* **What needs to be done**
The material below should be written out in full and exactly; pictures stay out of the copy.

───── Supplied data ─────

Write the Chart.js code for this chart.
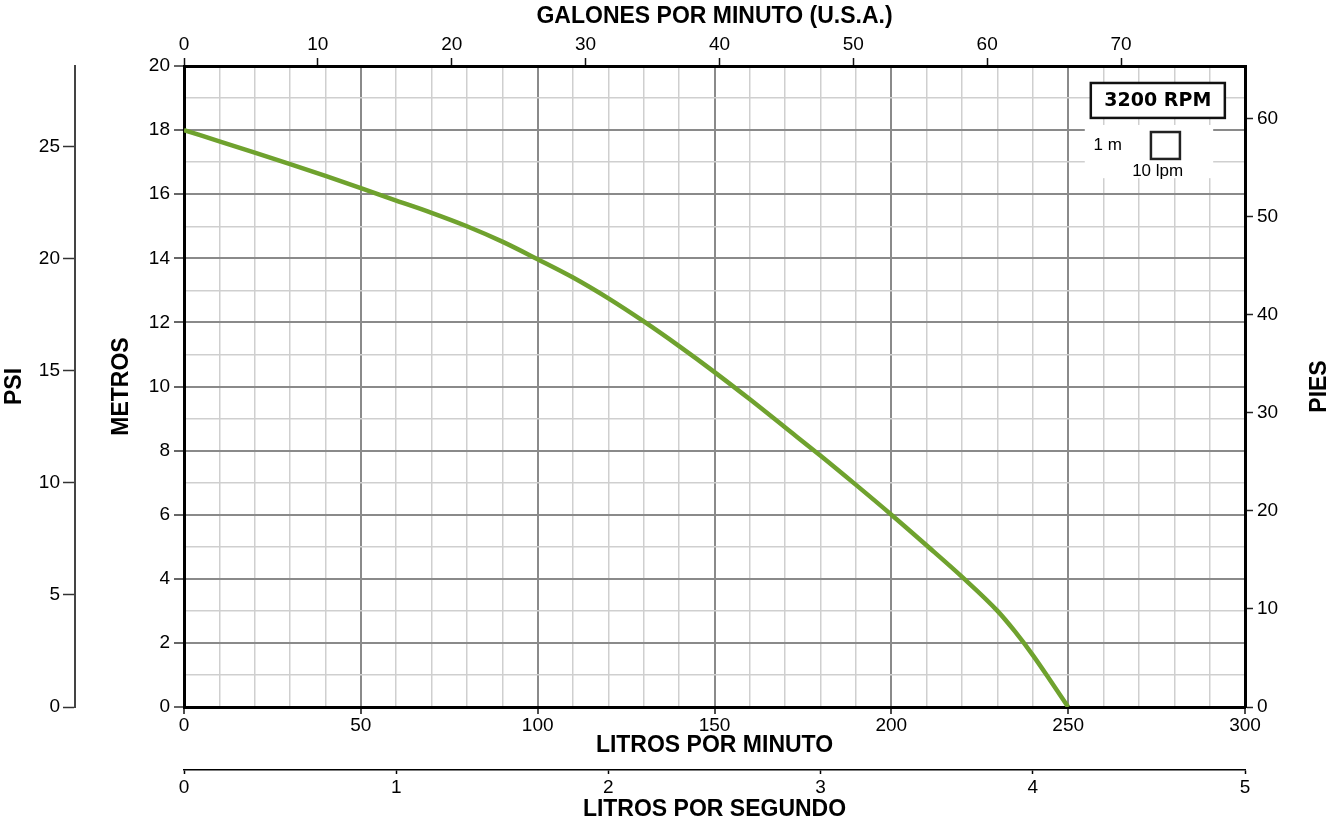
<!DOCTYPE html>
<html>
<head>
<meta charset="utf-8">
<script src="https://cdn.jsdelivr.net/npm/chart.js@4.4.0/dist/chart.umd.min.js"></script>
<style>
  html, body { margin: 0; padding: 0; background: #fff; }
</style>
</head>
<body>
<canvas id="curva" width="1336" height="823"></canvas>
<script>
// curva 3200 RPM: caudal (litros por minuto) vs altura (metros)
const lpm    = [0, 10, 20, 30, 40, 50, 60, 70, 80, 90, 100, 110, 120, 130, 140, 150, 160, 170, 180, 190, 200, 210, 220, 230, 235, 240, 245, 250];
const metros = [18, 17.65, 17.3, 16.94, 16.57, 16.19, 15.8, 15.42, 15.0, 14.52, 13.97, 13.4, 12.75, 12.03, 11.26, 10.45, 9.6, 8.72, 7.84, 6.93, 6.0, 5.04, 4.06, 3.0, 2.35, 1.62, 0.82, 0];

const lpmRange = [0, 300];
const metrosRange = [0, 20];
const gpmMax = 300 / 3.785;
const lpsMax = 5;
const piesMax = 65.4;
const psiMax = 28.6;

const FONT = '"Liberation Sans", Arial, sans-serif';
const tickFont = { family: FONT, size: 19 };
const titleFont = { family: FONT, size: 23, weight: 'bold' };
const MAJOR = '#8a8a8a';
const MINOR = '#cfcfcf';

function isMajor(v, step) { return Math.abs(v / step - Math.round(v / step)) < 1e-6; }

// recuadro "3200 RPM", escala de la cuadricula y titulo PIES
const legendBox = {
  id: 'legendBox',
  beforeDatasetsDraw(chart) {
    const { ctx, scales: { x, y } } = chart;
    ctx.save();
    ctx.fillStyle = '#fff';
    const l = x.getPixelForValue(254.7), r = x.getPixelForValue(291);
    const t = y.getPixelForValue(18.16), b = y.getPixelForValue(16.5);
    ctx.fillRect(l, t, r - l, b - t);
    ctx.restore();
  },
  afterDatasetsDraw(chart) {
    const { ctx, chartArea, scales: { x, y } } = chart;
    ctx.save();
    // caja RPM
    const l = x.getPixelForValue(256.4), r = x.getPixelForValue(294.3);
    const t = y.getPixelForValue(19.47), b = y.getPixelForValue(18.38);
    ctx.fillStyle = '#fff';
    ctx.fillRect(l, t, r - l, b - t);
    ctx.lineWidth = 2.5;
    ctx.strokeStyle = '#111';
    ctx.strokeRect(l, t, r - l, b - t);
    ctx.fillStyle = '#000';
    ctx.font = 'bold 19px "DejaVu Sans", sans-serif';
    ctx.textAlign = 'center';
    ctx.textBaseline = 'middle';
    ctx.fillText('3200 RPM', (l + r) / 2, (t + b) / 2 + 1);
    // cuadro de escala
    const sl = x.getPixelForValue(273.4), sr = x.getPixelForValue(281.6);
    const st = y.getPixelForValue(17.94), sb = y.getPixelForValue(17.1);
    ctx.lineWidth = 2.5;
    ctx.strokeStyle = '#222';
    ctx.strokeRect(sl, st, sr - sl, sb - st);
    ctx.font = '17px ' + FONT;
    ctx.fillText('1 m', x.getPixelForValue(261.2), y.getPixelForValue(17.53));
    ctx.fillText('10 lpm', x.getPixelForValue(275.3), y.getPixelForValue(16.7));
    // titulo eje derecho (girado como los de la izquierda)
    ctx.translate(chartArea.right + 75, (chartArea.top + chartArea.bottom) / 2);
    ctx.rotate(-Math.PI / 2);
    ctx.font = 'bold 23px ' + FONT;
    ctx.fillText('PIES', 0, 0);
    ctx.restore();
  }
};

new Chart(document.getElementById('curva'), {
  type: 'line',
  data: {
    datasets: [{
      data: lpm.map((q, i) => ({ x: q, y: metros[i] })),
      borderColor: '#6fa22e',
      borderWidth: 4.5,
      pointRadius: 0,
      cubicInterpolationMode: 'monotone',
      xAxisID: 'x',
      yAxisID: 'y',
    }],
  },
  options: {
    responsive: false,
    animation: false,
    layout: { padding: 0 },
    plugins: { legend: { display: false }, tooltip: { enabled: false } },
    scales: {
      x: {
        type: 'linear', position: 'bottom', min: lpmRange[0], max: lpmRange[1],
        afterFit: (s) => { s.height = 63; },
        border: { color: '#000', width: 3 },
        grid: {
          color: (c) => isMajor(c.tick.value, 50) ? MAJOR : MINOR,
          lineWidth: (c) => isMajor(c.tick.value, 50) ? 2 : 1.5,
          tickColor: (c) => isMajor(c.tick.value, 50) ? '#111' : 'rgba(0,0,0,0)',
          tickLength: 7, tickWidth: 1.5,
        },
        ticks: {
          stepSize: 10, autoSkip: false, maxRotation: 0, padding: 0,
          color: '#000', font: tickFont,
          callback: (v) => isMajor(v, 50) ? v : '',
        },
        title: { display: true, text: 'LITROS POR MINUTO', color: '#000', font: titleFont, padding: { top: 0, bottom: 11 } },
      },
      lps: {
        type: 'linear', position: 'bottom', min: 0, max: lpsMax,
        afterFit: (s) => { s.height = 53; },
        border: { color: '#000', width: 1.5 },
        grid: { drawOnChartArea: false, tickLength: 4, tickColor: '#000', tickWidth: 1.5 },
        ticks: { stepSize: 1, padding: 2, color: '#000', font: tickFont, maxRotation: 0 },
        title: { display: true, text: 'LITROS POR SEGUNDO', color: '#000', font: titleFont, padding: { top: 0, bottom: 0 } },
      },
      gpm: {
        type: 'linear', position: 'top', min: 0, max: gpmMax,
        afterFit: (s) => { s.height = 66; },
        border: { color: '#000', width: 3 },
        grid: { drawOnChartArea: false, tickLength: 8, tickColor: '#111', tickWidth: 1.5 },
        ticks: { stepSize: 10, includeBounds: false, padding: 2, color: '#000', font: tickFont, maxRotation: 0 },
        title: { display: true, text: 'GALONES POR MINUTO (U.S.A.)', color: '#000', font: titleFont, padding: { top: 3, bottom: 0 } },
      },
      y: {
        type: 'linear', position: 'left', min: metrosRange[0], max: metrosRange[1],
        afterFit: (s) => { s.width = 109; },
        border: { color: '#000', width: 3 },
        grid: {
          color: (c) => isMajor(c.tick.value, 2) ? MAJOR : MINOR,
          lineWidth: (c) => isMajor(c.tick.value, 2) ? 2 : 1.5,
          tickColor: (c) => isMajor(c.tick.value, 2) ? '#333' : 'rgba(0,0,0,0)',
          tickLength: 10, tickWidth: 1.5,
        },
        ticks: {
          stepSize: 1, autoSkip: false, padding: 4, color: '#000', font: tickFont,
          callback: (v) => isMajor(v, 2) ? v : '',
        },
        title: { display: true, text: 'METROS', color: '#000', font: titleFont, padding: { top: 33, bottom: 0 } },
      },
      psi: {
        type: 'linear', position: 'left', min: 0, max: psiMax,
        afterFit: (s) => { s.width = 75; },
        border: { color: '#444', width: 2 },
        grid: { drawOnChartArea: false, tickLength: 12, tickColor: '#333', tickWidth: 1.5 },
        ticks: { stepSize: 5, includeBounds: false, padding: 3, color: '#000', font: tickFont },
        title: { display: true, text: 'PSI', color: '#000', font: titleFont, padding: { top: 1, bottom: 0 } },
      },
      pies: {
        type: 'linear', position: 'right', min: 0, max: piesMax,
        afterFit: (s) => { s.width = 91; },
        border: { color: '#000', width: 3 },
        grid: { drawOnChartArea: false, tickLength: 8, tickColor: '#222', tickWidth: 1.5 },
        ticks: { stepSize: 10, includeBounds: false, padding: 4, color: '#000', font: tickFont },
        title: { display: false },
      },
    },
  },
  plugins: [legendBox],
});
</script>
</body>
</html>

─────

* **Completed exercise**
Write the Chart.js code for this chart.
<!DOCTYPE html>
<html>
<head>
<meta charset="utf-8">
<script src="https://cdn.jsdelivr.net/npm/chart.js@4.4.0/dist/chart.umd.min.js"></script>
<style>
  html, body { margin: 0; padding: 0; background: #fff; }
</style>
</head>
<body>
<canvas id="curva" width="1336" height="823"></canvas>
<script>
// curva 3200 RPM: caudal (litros por minuto) vs altura (metros)
const lpm    = [0, 10, 20, 30, 40, 50, 60, 70, 80, 90, 100, 110, 120, 130, 140, 150, 160, 170, 180, 190, 200, 210, 220, 230, 235, 240, 245, 250];
const metros = [18, 17.65, 17.3, 16.94, 16.57, 16.19, 15.8, 15.42, 15.0, 14.52, 13.97, 13.4, 12.75, 12.03, 11.26, 10.45, 9.6, 8.72, 7.84, 6.93, 6.0, 5.04, 4.06, 3.0, 2.35, 1.62, 0.82, 0];

const lpmRange = [0, 300];
const metrosRange = [0, 20];
const gpmMax = 300 / 3.785;
const lpsMax = 5;
const piesMax = 65.4;
const psiMax = 28.6;

const FONT = '"Liberation Sans", Arial, sans-serif';
const tickFont = { family: FONT, size: 19 };
const titleFont = { family: FONT, size: 23, weight: 'bold' };
const MAJOR = '#8a8a8a';
const MINOR = '#cfcfcf';

function isMajor(v, step) { return Math.abs(v / step - Math.round(v / step)) < 1e-6; }

// recuadro "3200 RPM", escala de la cuadricula y titulo PIES
const legendBox = {
  id: 'legendBox',
  beforeDatasetsDraw(chart) {
    const { ctx, scales: { x, y } } = chart;
    ctx.save();
    ctx.fillStyle = '#fff';
    const l = x.getPixelForValue(254.7), r = x.getPixelForValue(291);
    const t = y.getPixelForValue(18.16), b = y.getPixelForValue(16.5);
    ctx.fillRect(l, t, r - l, b - t);
    ctx.restore();
  },
  afterDatasetsDraw(chart) {
    const { ctx, chartArea, scales: { x, y } } = chart;
    ctx.save();
    // caja RPM
    const l = x.getPixelForValue(256.4), r = x.getPixelForValue(294.3);
    const t = y.getPixelForValue(19.47), b = y.getPixelForValue(18.38);
    ctx.fillStyle = '#fff';
    ctx.fillRect(l, t, r - l, b - t);
    ctx.lineWidth = 2.5;
    ctx.strokeStyle = '#111';
    ctx.strokeRect(l, t, r - l, b - t);
    ctx.fillStyle = '#000';
    ctx.font = 'bold 19px "DejaVu Sans", sans-serif';
    ctx.textAlign = 'center';
    ctx.textBaseline = 'middle';
    ctx.fillText('3200 RPM', (l + r) / 2, (t + b) / 2 + 1);
    // cuadro de escala
    const sl = x.getPixelForValue(273.4), sr = x.getPixelForValue(281.6);
    const st = y.getPixelForValue(17.94), sb = y.getPixelForValue(17.1);
    ctx.lineWidth = 2.5;
    ctx.strokeStyle = '#222';
    ctx.strokeRect(sl, st, sr - sl, sb - st);
    ctx.font = '17px ' + FONT;
    ctx.fillText('1 m', x.getPixelForValue(261.2), y.getPixelForValue(17.53));
    ctx.fillText('10 lpm', x.getPixelForValue(275.3), y.getPixelForValue(16.7));
    // titulo eje derecho (girado como los de la izquierda)
    ctx.translate(chartArea.right + 75, (chartArea.top + chartArea.bottom) / 2);
    ctx.rotate(-Math.PI / 2);
    ctx.font = 'bold 23px ' + FONT;
    ctx.fillText('PIES', 0, 0);
    ctx.restore();
  }
};

new Chart(document.getElementById('curva'), {
  type: 'line',
  data: {
    datasets: [{
      data: lpm.map((q, i) => ({ x: q, y: metros[i] })),
      borderColor: '#6fa22e',
      borderWidth: 4.5,
      pointRadius: 0,
      cubicInterpolationMode: 'monotone',
      xAxisID: 'x',
      yAxisID: 'y',
    }],
  },
  options: {
    responsive: false,
    animation: false,
    layout: { padding: 0 },
    plugins: { legend: { display: false }, tooltip: { enabled: false } },
    scales: {
      x: {
        type: 'linear', position: 'bottom', min: lpmRange[0], max: lpmRange[1],
        afterFit: (s) => { s.height = 63; },
        border: { color: '#000', width: 3 },
        grid: {
          color: (c) => isMajor(c.tick.value, 50) ? MAJOR : MINOR,
          lineWidth: (c) => isMajor(c.tick.value, 50) ? 2 : 1.5,
          tickColor: (c) => isMajor(c.tick.value, 50) ? '#111' : 'rgba(0,0,0,0)',
          tickLength: 7, tickWidth: 1.5,
        },
        ticks: {
          stepSize: 10, autoSkip: false, maxRotation: 0, padding: 0,
          color: '#000', font: tickFont,
          callback: (v) => isMajor(v, 50) ? v : '',
        },
        title: { display: true, text: 'LITROS POR MINUTO', color: '#000', font: titleFont, padding: { top: 0, bottom: 11 } },
      },
      lps: {
        type: 'linear', position: 'bottom', min: 0, max: lpsMax,
        afterFit: (s) => { s.height = 53; },
        border: { color: '#000', width: 1.5 },
        grid: { drawOnChartArea: false, tickLength: 4, tickColor: '#000', tickWidth: 1.5 },
        ticks: { stepSize: 1, padding: 2, color: '#000', font: tickFont, maxRotation: 0 },
        title: { display: true, text: 'LITROS POR SEGUNDO', color: '#000', font: titleFont, padding: { top: 0, bottom: 0 } },
      },
      gpm: {
        type: 'linear', position: 'top', min: 0, max: gpmMax,
        afterFit: (s) => { s.height = 66; },
        border: { color: '#000', width: 3 },
        grid: { drawOnChartArea: false, tickLength: 8, tickColor: '#111', tickWidth: 1.5 },
        ticks: { stepSize: 10, includeBounds: false, padding: 2, color: '#000', font: tickFont, maxRotation: 0 },
        title: { display: true, text: 'GALONES POR MINUTO (U.S.A.)', color: '#000', font: titleFont, padding: { top: 3, bottom: 0 } },
      },
      y: {
        type: 'linear', position: 'left', min: metrosRange[0], max: metrosRange[1],
        afterFit: (s) => { s.width = 109; },
        border: { color: '#000', width: 3 },
        grid: {
          color: (c) => isMajor(c.tick.value, 2) ? MAJOR : MINOR,
          lineWidth: (c) => isMajor(c.tick.value, 2) ? 2 : 1.5,
          tickColor: (c) => isMajor(c.tick.value, 2) ? '#333' : 'rgba(0,0,0,0)',
          tickLength: 10, tickWidth: 1.5,
        },
        ticks: {
          stepSize: 1, autoSkip: false, padding: 4, color: '#000', font: tickFont,
          callback: (v) => isMajor(v, 2) ? v : '',
        },
        title: { display: true, text: 'METROS', color: '#000', font: titleFont, padding: { top: 33, bottom: 0 } },
      },
      psi: {
        type: 'linear', position: 'left', min: 0, max: psiMax,
        afterFit: (s) => { s.width = 75; },
        border: { color: '#444', width: 2 },
        grid: { drawOnChartArea: false, tickLength: 12, tickColor: '#333', tickWidth: 1.5 },
        ticks: { stepSize: 5, includeBounds: false, padding: 3, color: '#000', font: tickFont },
        title: { display: true, text: 'PSI', color: '#000', font: titleFont, padding: { top: 1, bottom: 0 } },
      },
      pies: {
        type: 'linear', position: 'right', min: 0, max: piesMax,
        afterFit: (s) => { s.width = 91; },
        border: { color: '#000', width: 3 },
        grid: { drawOnChartArea: false, tickLength: 8, tickColor: '#222', tickWidth: 1.5 },
        ticks: { stepSize: 10, includeBounds: false, padding: 4, color: '#000', font: tickFont },
        title: { display: false },
      },
    },
  },
  plugins: [legendBox],
});
</script>
</body>
</html>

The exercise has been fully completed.